Через двадцать лет после окончания Великой Отечественной войны встреча Нового года уже обретает более широкий размах: в школах, на предприятиях для детей проводятся утренники, а для взрослых — балы-маскарады. Люди отходили от войны. Жить стало лучше.
В нашей газете в декабре 1964 года публикуется реклама: «Граждане! Встречайте Новый год в столовых и ресторанах!». А магазины №№9 и 29 Продснаба свинцового завода в дни новогодней торговли сообщали, что у них есть «широкий ассортимент товаров: телевизоры, радиолы, радиоприемники, баяны, аккордеоны, фотоаппараты, игрушки, часы наручные, настольные, карманные, стенные».
Но не только с людьми случаются всякие истории на Новый год. Бывает, что и ёлки попадают в неожиданные ситуации.
В ночь с 26 на 27 декабря 2017 года на Шымкент налетел ветер с дождем, а потом и со снегом, в результате на площади им. аль-Фараби повалилась на бок главная городская елка. Не устояли елки возле облакимата, на аллее Шамши Калдаякова. Да как тут устоишь, если сила ветра составляла 21 метр в секунду?! Она, эта сила, сносила и крыши домов.
Но елки быстро подняли, отряхнули, доукрасили, и они вместе со страной встретили-таки наступивший 2018 год.
Знакомство с документами облархива — что со временем менялось в праздновании Нового года — натолкнуло на информацию о елке 2009 года, на которой аким области Аскар Мырзахметов выступил с поэтической речью в адрес зеленой красавицы. Сделал он это перед тем, как произнести святые слова, обращенные к главной елке на площади Ордабасы Шымкента: «Елочка, зажгись!» Он произнес каждое предложение с восклицательным знаком: «Четыре дня назад елку привезли из Москвы! Она уступает президентской лишь своими размерами! На четыре метра ниже столичной!»

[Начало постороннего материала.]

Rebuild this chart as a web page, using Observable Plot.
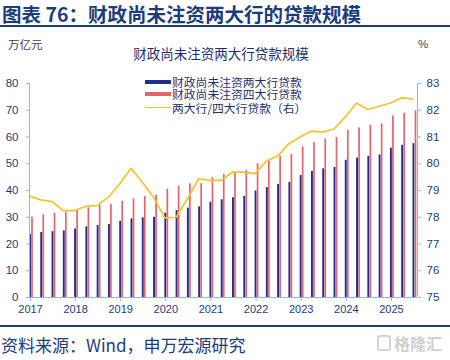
<!DOCTYPE html>
<html><head><meta charset="utf-8">
<script src="https://cdn.jsdelivr.net/npm/d3@7"></script>
<script src="https://cdn.jsdelivr.net/npm/@observablehq/plot@0.6"></script>
<style>
body{margin:0;background:#fff;}
#wrap{position:relative;width:450px;height:360px;overflow:hidden;font-family:"Noto Sans CJK SC","Noto Sans",sans-serif;background:#fff;}
#chart{position:absolute;left:0;top:0;}
.t{position:absolute;white-space:nowrap;}
.sw{position:absolute;left:145px;width:26px;}
.lg{position:absolute;left:172px;white-space:nowrap;font-size:11.8px;line-height:12px;height:12px;color:#1f2f6e;}
</style></head><body>
<div id="wrap">
<div id="chart"></div>
<div class="t" style="left:2px;top:4px;font-size:19.5px;line-height:20px;font-weight:bold;color:#1d3c7c">图表 76：财政尚未注资两大行的贷款规模</div>
<div style="position:absolute;left:0;top:25px;width:450px;height:2px;background:#1d3c7c"></div>
<div class="t" style="left:8px;top:38px;font-size:11.5px;line-height:12px;color:#3a3f55">万亿元</div>
<div class="t" style="left:418px;top:38px;font-size:11.5px;line-height:12px;color:#3a3f55;font-family:'Liberation Sans',Arial,sans-serif">%</div>
<div class="t" style="left:0;width:442px;text-align:center;top:47px;font-size:13.5px;line-height:13px;color:#1f2f6e">财政尚未注资两大行贷款规模</div>
<div class="sw" style="top:80px;height:4px;background:#1f2f8e"></div>
<div class="sw" style="top:92px;height:4px;background:#e4646b"></div>
<div class="sw" style="top:106.5px;height:1.6px;background:#f4c22b"></div>
<div class="lg" style="top:76px">财政尚未注资两大行贷款</div>
<div class="lg" style="top:88px">财政尚未注资四大行贷款</div>
<div class="lg" style="top:101.5px">两大行/四大行贷款（右）</div>
<div style="position:absolute;left:0;top:325px;width:450px;height:2px;background:#1d3c7c"></div>
<div class="t" style="left:1px;top:336px;font-size:17px;line-height:18px;color:#1d3c7c">资料来源：Wind，申万宏源研究</div>
<div style="position:absolute;left:377px;top:335px;width:14px;height:16px;border:2px solid #d4d4d4;border-radius:3px;box-sizing:border-box"></div>
<div class="t" style="left:394px;top:334px;font-size:16px;line-height:18px;color:#d0d0d0;font-weight:bold">格隆汇</div>
</div>
<script>
const quarters = [
  "2017Q1","2017Q2","2017Q3","2017Q4","2018Q1","2018Q2","2018Q3","2018Q4",
  "2019Q1","2019Q2","2019Q3","2019Q4","2020Q1","2020Q2","2020Q3","2020Q4",
  "2021Q1","2021Q2","2021Q3","2021Q4","2022Q1","2022Q2","2022Q3","2022Q4",
  "2023Q1","2023Q2","2023Q3","2023Q4","2024Q1","2024Q2","2024Q3","2024Q4",
  "2025Q1","2025Q2","2025Q3"
];
const twoBankLoans = [23.5,24.3,24.6,24.9,25.6,26.4,26.9,27.3,28.5,29.4,29.8,30.0,31.5,32.5,33.4,33.9,35.6,36.5,37.3,37.8,39.8,41.1,42.3,43.0,45.6,47.1,48.1,48.6,51.3,52.1,52.8,53.3,55.8,56.9,57.5];
const fourBankLoans = [30.0,30.9,31.5,31.9,32.5,33.5,34.4,34.8,36.0,36.9,37.8,38.3,40.5,41.6,42.5,42.5,44.8,46.0,46.9,47.5,50.0,51.1,52.8,53.4,56.3,57.9,59.3,59.8,62.5,63.4,64.3,64.9,67.9,68.9,69.8];
const ratioPct = [78.79,78.65,78.59,78.25,78.25,78.41,78.44,78.75,79.25,79.83,79.31,78.75,77.98,78.0,78.69,79.44,79.38,79.38,79.69,79.69,79.63,80.10,80.29,80.75,81.0,81.22,81.18,81.3,81.75,82.27,82.03,82.15,82.27,82.47,82.41];
const yearLabels = ["2017","2018","2019","2020","2021","2022","2023","2024","2025"];
const leftTicks = [0,10,20,30,40,50,60,70,80];
const rightTicks = [75,76,77,78,79,80,81,82,83];

const data = quarters.map((q, i) => ({q, i, blue: twoBankLoans[i], red: fourBankLoans[i], ratio: ratioPct[i]}));
const rMin = rightTicks[0], rMax = rightTicks[rightTicks.length - 1];
const lMax = leftTicks[leftTicks.length - 1];
const toLeft = v => (v - rMin) / (rMax - rMin) * lMax;
const fromLeft = v => Math.round((v / lMax * (rMax - rMin) + rMin) * 100) / 100;
const xDomain = [0, quarters.length - 0.6];
const yearIdx = yearLabels.map(y => quarters.indexOf(y + "Q1"));
const axisCol = "#94b4da", textCol = "#1f3a7a";

const plot = Plot.plot({
  width: 450, height: 320,
  marginTop: 83, marginBottom: 23, marginLeft: 29, marginRight: 33,
  x: {type: "linear", domain: xDomain, label: null},
  y: {domain: [0, lMax], label: null},
  style: {fontFamily: '"Liberation Sans", Arial, sans-serif', fontSize: "11px", background: "transparent"},
  marks: [
    Plot.rectY(data, {x1: "i", x2: d => d.i + 0.17, y1: 0, y2: "blue", fill: "#1f2f8e"}),
    Plot.rectY(data, {x1: d => d.i + 0.19, x2: d => d.i + 0.34, y1: 0, y2: "red", fill: "#e4646b"}),
    Plot.line(data, {x: "i", y: d => toLeft(d.ratio), stroke: "#f4c22b", strokeWidth: 1.7}),
    Plot.ruleY([0], {stroke: axisCol}),
    Plot.ruleX(xDomain, {stroke: axisCol}),
    Plot.axisX(yearIdx, {anchor: "bottom", label: null, tickFormat: i => yearLabels[yearIdx.indexOf(i)], tickSize: 4, tickPadding: 4, dx: 1, stroke: axisCol, fill: textCol, fontSize: 11}),
    Plot.axisY(leftTicks, {anchor: "left", label: null, tickSize: 3, tickPadding: 8, stroke: axisCol, fill: textCol, fontSize: 11.5}),
    Plot.axisY(rightTicks.map(toLeft), {anchor: "right", label: null, tickFormat: fromLeft, tickSize: 3, tickPadding: 6, stroke: axisCol, fill: textCol, fontSize: 11.5})
  ]
});
document.getElementById("chart").appendChild(plot);
</script>
</body></html>
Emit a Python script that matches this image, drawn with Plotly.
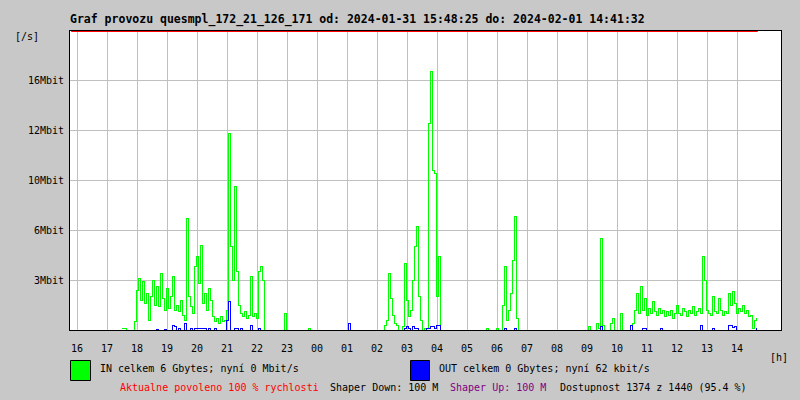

В этих словах не было хвастовства, была гордость — мы не хуже столицы! У меня тоже восклицательный знак!
Ёлка была высотой 18 метров, украшена гирляндами в 1800 метров с особой цветовой гаммой: синей, желтой, красной, серебристого цвета. Кстати, городской акимат не пожалел тогда 22 миллионов тенге на новогоднее оформление, чтобы в праздник были удивление и красота, за что акима Шымкента ругали на разные лады критично настроенные граждане: что, деньги некуда девать? А потом радовались, между прочим, каким нарядным был наш город. Так иногда бывает в нашей жизни: сначала ругают, а потом хвалят.
А ведь бюджет города побеспокоился не только о главной елке, хотя стоит уточнить, что на площади Ордабасы главная елка появилась впервые. Что касается ее «лично», то она обошлась бюджету в десять миллионов тенге. Остальные, отнюдь не простые елки, но менее главные, были чуть ниже. Второе место занимала 17-метровая красавица, купленная раньше — она осталась на своем традиционном месте на площади им. аль-Фараби. А третьей елке определено было место в Ледовом дворце.
Но с каждым годом наши главные елки, исключая, конечно, ковидный год, были все краше и краше. Новогодних елок везде полным-полно. По-прежнему проводятся многочисленные детские утренники с подарками для детей, народ сбивается в корпоративы, чтобы гульнуть на Новый год в кафе или ресторане.
А на одной из площадей Шымкента всякие частные компании организовывают по традиции мероприятия. Например, с утра до вечера измученная кляча катала и детей, и взрослых в повозке, называемой каретой. За приличную плату.
Вспомнился факт военных лет, найденный в областном государственном архиве. Тоже была лошадка с открытой повозкой, она катала малолетних детей в Центральном парке Чимкента бесплатно. Но тогда шла война. И родители деток были на фронте. И лошадь не была частной, она была общественной.
Хотя к чему все эти параллели? Они неуместны. Пришли другие времена.
С утра читала Тютчева, который в одном из своих стихотворений рассуждал, как должен наступить Новый год:
«Еще нам далеко до цели,
Гроза ревет, гроза растет, —
И вот в железной колыбели,
В громах родится Новый год…»
Но у нас, не как у Тютчева. Незадолго до Нового года обещали сначала дождь, а потом снег. Пока я писала эти строки, не глядя в окно, снег повалил. И сразу стало светло. И празднично. Но удержатся ли снежинки в своей первозданности, не растают ли до Нового года, чтобы сохранить зимнюю чистоту и непорочность?